Giuliani reportedly remains the favorite for Secretary of State, but he might not get it:
CBS News’ Major Garrett reported Tuesday morning that Giuliani is still the likeliest pick — but that as Mr. Trump meets with Romney over dinner in Midtown Manhattan tonight, it’s hard to discount Romney as a top pick as well.
“I’m told that Giuliani is still the leading candidate but this dinner with Romney tonight … does add to the atmospheric drama around this whole process,” Garrett said on CBSN. The Trump team’s effort outreach to Romney began as just a reconciliation attempt, but “Trump has now taken it to another level, and until he firmly decides who his secretary of state is you can’t rule Romney out.”
It says a lot about the state of the Republican Party’s foreign policy that the top two contenders for the position at State have no relevant experience and seem to be deeply hostile to diplomatic engagement itself. Romney’s presidential campaign was defined to a large extent by his rejection of all efforts at engaging Russia, Iran, or any other rival or pariah government, and Giuliani has made no secret of his contempt for agreements produced by successful U.S. diplomacy. It would be very telling if Trump chooses a Secretary of State who holds most of the work that the State Department in such low regard, and by selecting either one he will be signaling that his foreign policy is likely to be very confrontational. Choosing Giuliani would be particularly bad news for Iran policy, as Ellen Laipson reminds us today:
Many—including the new national security adviser, Michael Flynn, and secretary of state contender Rudy Giuliani—have pre-existing strong views on Iran that go far beyond the debate over the nuclear agreement. They see Iran entirely in adversarial terms, and some have hinted at resurrecting “regime change” as an American strategic goal. That is something that U.S. presidents have walked away from for over 20 years, acknowledging that change in Iran will have to come from within.

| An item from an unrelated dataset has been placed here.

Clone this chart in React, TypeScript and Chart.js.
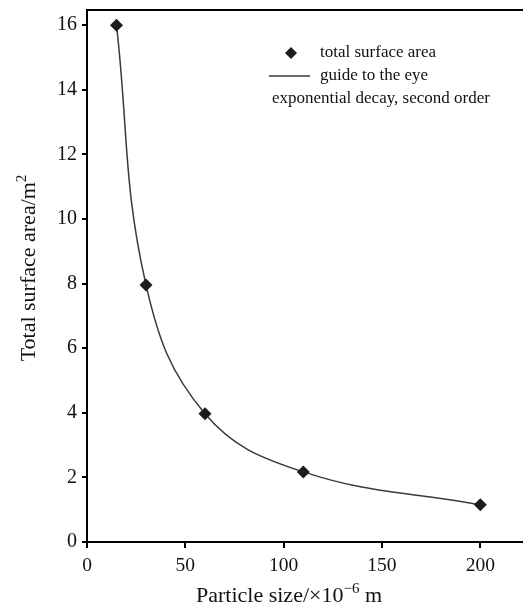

Flynn has connected Iran, a majority-Shiite country, to all manner of current terrorist threats, despite the fact that al-Qaida and the so-called Islamic State are emphatically Sunni. While passionately decrying radical Islam as the main threat to the U.S., he has curiously singled out Iran as the country of greatest concern. Giuliani has associated himself with the Mujahedin-e Khalq, or MEK, the exiled Iranian leftist opposition group that has paid prominent Americans to speak at their annual rallies in Paris.
The third alternative that is being mentioned now is former Gen. David Petraeus. Unlike Giuliani and Romney, Petraeus is at least arguably qualified for the job from his time running Centcom, but his guilty plea for mishandling classified information ought to rule him out automatically. We should also remember that Petraeus has entertained the idea of recruiting “moderate” members from Jabhat al-Nusra in Syria, which at the very least demonstrates very poor judgment. Petraeus has long been an advocate for greater U.S. involvement in Syria, and was still talking about establishing a “no-fly zone” there as recently as last month. Escalation in Syria is the last thing the U.S. needs to be doing, and it becomes more likely if Petraeus is part of the administration. Especially if Trump brings in another retired general to run the Pentagon, putting Petraeus at State would also be at least one ex-general too many in a top national security position.